##### DATA EXCERPT
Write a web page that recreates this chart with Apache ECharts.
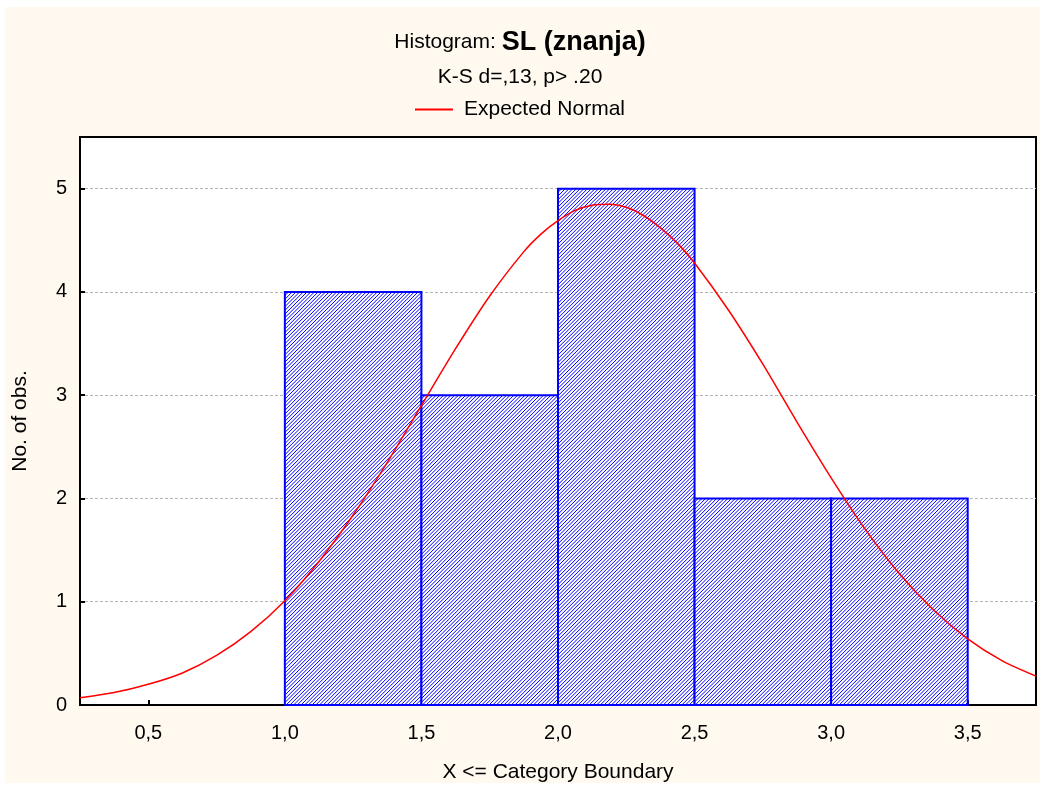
<!DOCTYPE html>
<html>
<head>
<meta charset="utf-8">
<script src="https://cdn.jsdelivr.net/npm/echarts@6/dist/echarts.min.js"></script>
<style>
  html, body { margin: 0; padding: 0; background: #ffffff; }
  #paper { position: absolute; left: 5px; top: 7px; width: 1035px; height: 776px; background: #fff9ef; }
  #main { position: absolute; left: 0; top: 0; width: 1040px; height: 789px; }
</style>
</head>
<body>
<div id="paper"></div>
<div id="main"></div>
<script>
// histogram bins (category boundaries) and counts
const binStart = [1.0, 1.5, 2.0, 2.5, 3.0];
const binEnd   = [1.5, 2.0, 2.5, 3.0, 3.5];
const counts   = [4, 3, 5, 2, 2];

// expected normal curve
const curveX = [0.25, 0.375, 0.5, 0.625, 0.75, 0.875, 1.0, 1.125, 1.25, 1.375, 1.5, 1.625, 1.75, 1.875, 1.9375,
                2.0, 2.0625, 2.125, 2.1875, 2.25, 2.3125, 2.375, 2.4375, 2.5, 2.625, 2.75, 2.875, 3.0, 3.125,
                3.25, 3.375, 3.5, 3.625, 3.75];
const curveY = [0.07, 0.12, 0.20, 0.31, 0.48, 0.71, 1.01, 1.39, 1.84, 2.35, 2.90, 3.45, 3.96, 4.39, 4.56,
                4.69, 4.79, 4.84, 4.85, 4.82, 4.74, 4.62, 4.47, 4.28, 3.82, 3.30, 2.74, 2.20, 1.70,
                1.27, 0.92, 0.64, 0.43, 0.28];

const xTicks = [0.5, 1.0, 1.5, 2.0, 2.5, 3.0, 3.5];
const yTicks = [0, 1, 2, 3, 4, 5];

const font = 'Liberation Sans, Arial, sans-serif';

// one bar: white box, blue "/" hatch clipped to it, blue frame
function hatchedBar(x, y, w, h) {
  const lines = [];
  const step = 3.7;
  for (let k = 0; k <= w + h; k += step) {
    lines.push({
      type: 'line',
      shape: { x1: x + k - h, y1: y + h, x2: x + k, y2: y },
      style: { stroke: '#0000ff', lineWidth: 1 },
      silent: true
    });
  }
  return {
    type: 'group',
    children: [
      { type: 'rect', shape: { x, y, width: w, height: h }, style: { fill: '#ffffff' } },
      {
        type: 'group',
        clipPath: { type: 'rect', shape: { x, y, width: w, height: h } },
        children: lines
      },
      { type: 'rect', shape: { x, y, width: w, height: h }, style: { fill: 'none', stroke: '#0000ff', lineWidth: 2 } }
    ]
  };
}

const chart = echarts.init(document.getElementById('main'));

chart.setOption({
  backgroundColor: 'transparent',
  textStyle: { fontFamily: font },
  animation: false,
  title: {
    left: 'center',
    top: 24,
    text: '{a|Histogram: }{b|SL (znanja)}',
    subtext: 'K-S d=,13, p> .20',
    itemGap: 11,
    textStyle: {
      fontWeight: 'normal',
      rich: {
        a: { fontFamily: font, fontSize: 21, fontWeight: 'normal', color: '#000' },
        b: { fontFamily: font, fontSize: 27, fontWeight: 'bold', color: '#000' }
      }
    },
    subtextStyle: { fontFamily: font, fontSize: 21, color: '#000' }
  },
  legend: {
    top: 94,
    left: 'center',
    itemWidth: 38,
    itemHeight: 2,
    data: [{ name: 'Expected Normal', icon: 'rect' }],
    textStyle: { fontFamily: font, fontSize: 21, color: '#000', padding: [0, 0, 0, 6] }
  },
  grid: {
    left: 80, right: 4, top: 137, bottom: 84,
    show: true, backgroundColor: '#ffffff', borderColor: '#000', borderWidth: 2
  },
  xAxis: {
    type: 'value',
    min: 0.25, max: 3.75,
    name: 'X <= Category Boundary',
    nameLocation: 'middle',
    nameGap: 57,
    nameTextStyle: { fontFamily: font, fontSize: 21, color: '#000' },
    axisLine: { show: true, onZero: false, lineStyle: { color: '#000', width: 2 } },
    axisTick: { show: true, inside: true, length: 5, customValues: xTicks, lineStyle: { color: '#000', width: 2 } },
    axisLabel: {
      customValues: xTicks,
      margin: 18,
      fontSize: 20, color: '#000', fontFamily: font,
      formatter: v => v.toFixed(1).replace('.', ',')
    },
    splitLine: { show: false }
  },
  yAxis: {
    type: 'value',
    min: 0, max: 5.5,
    name: 'No. of obs.',
    nameLocation: 'middle',
    nameGap: 49,
    nameTextStyle: { fontFamily: font, fontSize: 21, color: '#000' },
    axisLine: { show: true, lineStyle: { color: '#000', width: 2 } },
    axisTick: { show: true, inside: true, length: 5, customValues: yTicks, lineStyle: { color: '#000', width: 2 } },
    axisLabel: { customValues: yTicks, margin: 13, fontSize: 20, color: '#000', fontFamily: font },
    splitLine: { show: true, lineStyle: { color: '#b4b4b4', type: [3, 2], width: 1 } }
  },
  series: [
    {
      type: 'custom',
      name: 'bins',
      data: binStart.map((s, i) => [s, binEnd[i], counts[i]]),
      encode: { x: [0, 1], y: 2 },
      renderItem: (params, api) => {
        const p0 = api.coord([api.value(0), api.value(2)]);
        const p1 = api.coord([api.value(1), 0]);
        return hatchedBar(p0[0], p0[1], p1[0] - p0[0], p1[1] - p0[1]);
      },
      z: 2
    },
    {
      type: 'line',
      name: 'Expected Normal',
      data: curveX.map((x, i) => [x, curveY[i]]),
      smooth: 0.3,
      symbol: 'none',
      lineStyle: { color: '#ff0000', width: 1.5 },
      itemStyle: { color: '#ff0000' },
      z: 3
    }
  ]
});
</script>
</body>
</html>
##########
◆ **REQUIRED TASK**: Return only the lines from the start of the data through the line that contains "const font = 'Liberation", please, copying them exactly and omitting all pictures.

◆ **SOLUTION**:
Write a web page that recreates this chart with Apache ECharts.
<!DOCTYPE html>
<html>
<head>
<meta charset="utf-8">
<script src="https://cdn.jsdelivr.net/npm/echarts@6/dist/echarts.min.js"></script>
<style>
  html, body { margin: 0; padding: 0; background: #ffffff; }
  #paper { position: absolute; left: 5px; top: 7px; width: 1035px; height: 776px; background: #fff9ef; }
  #main { position: absolute; left: 0; top: 0; width: 1040px; height: 789px; }
</style>
</head>
<body>
<div id="paper"></div>
<div id="main"></div>
<script>
// histogram bins (category boundaries) and counts
const binStart = [1.0, 1.5, 2.0, 2.5, 3.0];
const binEnd   = [1.5, 2.0, 2.5, 3.0, 3.5];
const counts   = [4, 3, 5, 2, 2];

// expected normal curve
const curveX = [0.25, 0.375, 0.5, 0.625, 0.75, 0.875, 1.0, 1.125, 1.25, 1.375, 1.5, 1.625, 1.75, 1.875, 1.9375,
                2.0, 2.0625, 2.125, 2.1875, 2.25, 2.3125, 2.375, 2.4375, 2.5, 2.625, 2.75, 2.875, 3.0, 3.125,
                3.25, 3.375, 3.5, 3.625, 3.75];
const curveY = [0.07, 0.12, 0.20, 0.31, 0.48, 0.71, 1.01, 1.39, 1.84, 2.35, 2.90, 3.45, 3.96, 4.39, 4.56,
                4.69, 4.79, 4.84, 4.85, 4.82, 4.74, 4.62, 4.47, 4.28, 3.82, 3.30, 2.74, 2.20, 1.70,
                1.27, 0.92, 0.64, 0.43, 0.28];

const xTicks = [0.5, 1.0, 1.5, 2.0, 2.5, 3.0, 3.5];
const yTicks = [0, 1, 2, 3, 4, 5];

const font = 'Liberation Sans, Arial, sans-serif';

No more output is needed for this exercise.